• NMA Calls for Reasonable Power Plant Rules to Strengthen the State Economy of Georgia as EPA Hosts First ‘Listening Session’ on Carbon Emissions

NMA Calls for Reasonable Power Plant Rules to Strengthen the State Economy of Georgia as EPA Hosts First ‘Listening Session’ on Carbon Emissions

Public and Stakeholder Input Critical to Georgia’s Energy Future

Atlanta, GA — This week the Environmental Protection Agency (EPA) is inviting Georgians to participate in the first of 11 “listening sessions” the agency is conducting around the country to solicit ideas about the best ways to reduce carbon emissions from existing coal-fired power plants.

These sessions will provide members of the public and other stakeholders in Georgia with the opportunity to help shape the policies that will determine the state’s energy future. Because coal provides 34 percent of Georgia’s electricity, the input produced by these meetings could have a profound impact on the cost of electricity for homes and businesses across Georgia and throughout the nation.

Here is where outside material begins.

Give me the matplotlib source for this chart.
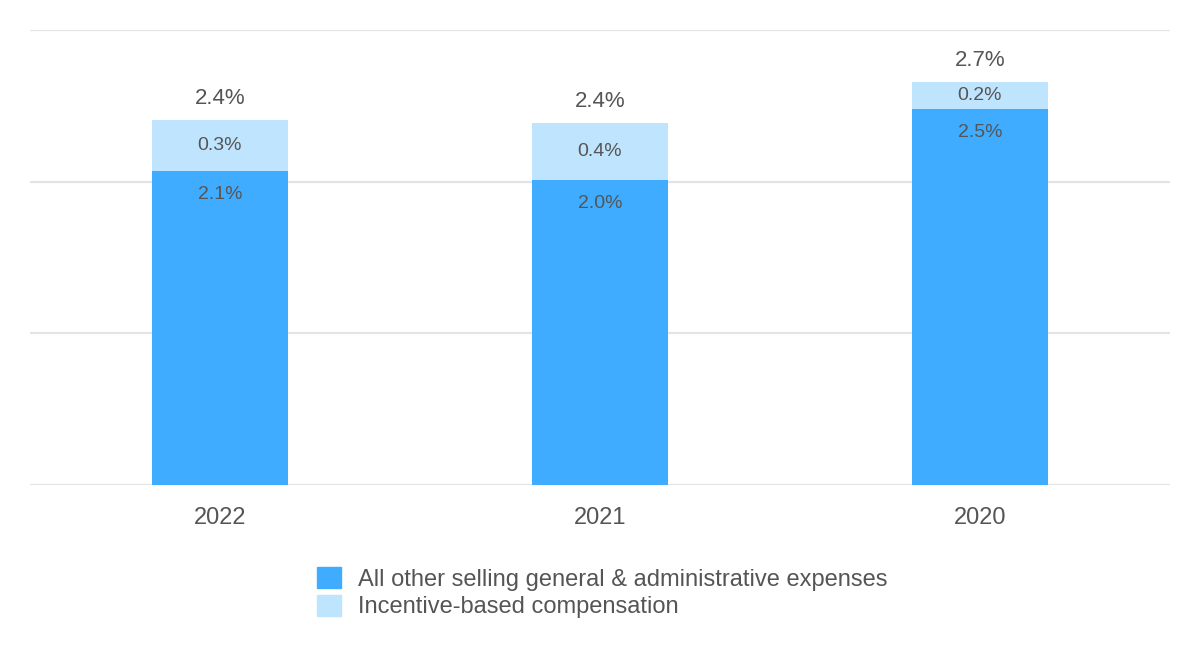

“Coal, along with natural gas, nuclear, and renewables, plays an important role in providing Georgia with an affordable and reliable supply of energy,” Hal Quinn, president and CEO of the National Mining Association (NMA), said. “It’s a fact, for example, that states with the highest percentage of coal-fired electricity have a high percentage of the manufacturers who support hundreds of thousands of middle-class jobs. It is important for Georgia to continue to enjoy a competitive advantage for its manufacturers by preserving the state’s attractive energy mix.”

While the state does not have any direct coal mining, coal-generated electricity supports the state’s middle-class manufacturing jobs and in 2011, regional coal-mining activities supported 9,230 jobs in Georgia and contributed $1.2 billion in direct and indirect economic contributions to the state.

“The outcome of these listening sessions is critically important,” Quinn said. “Reasonable rules for existing power plants are needed, that support a diverse energy mix and which serve the public best. Flexibility is important” he added, “because each state’s energy mix and energy needs are different. It’s also essential that a long lead-time is provided for meeting any new rules that are introduced because these types of regulations are broad-based and related major capital investments will require a flexible timeline,” he said. “In Georgia and elsewhere throughout the nation it would be foolish to diminish the role of a plentiful resource like coal in our energy mix just as new technologies allow us to use it to generate electricity in way that addresses America’s economic and environmental interests in a balanced fashion.”

The listening sessions will be held on Wednesday, Oct. 23, from 2:00 – 5:00 p.m.; and 6:00 – 9:00 pm EDT, US EPA Region 4, Sam Nunn Atlanta Federal Center, Bridge Conference Rooms, 61 Forsyth Street, S.W.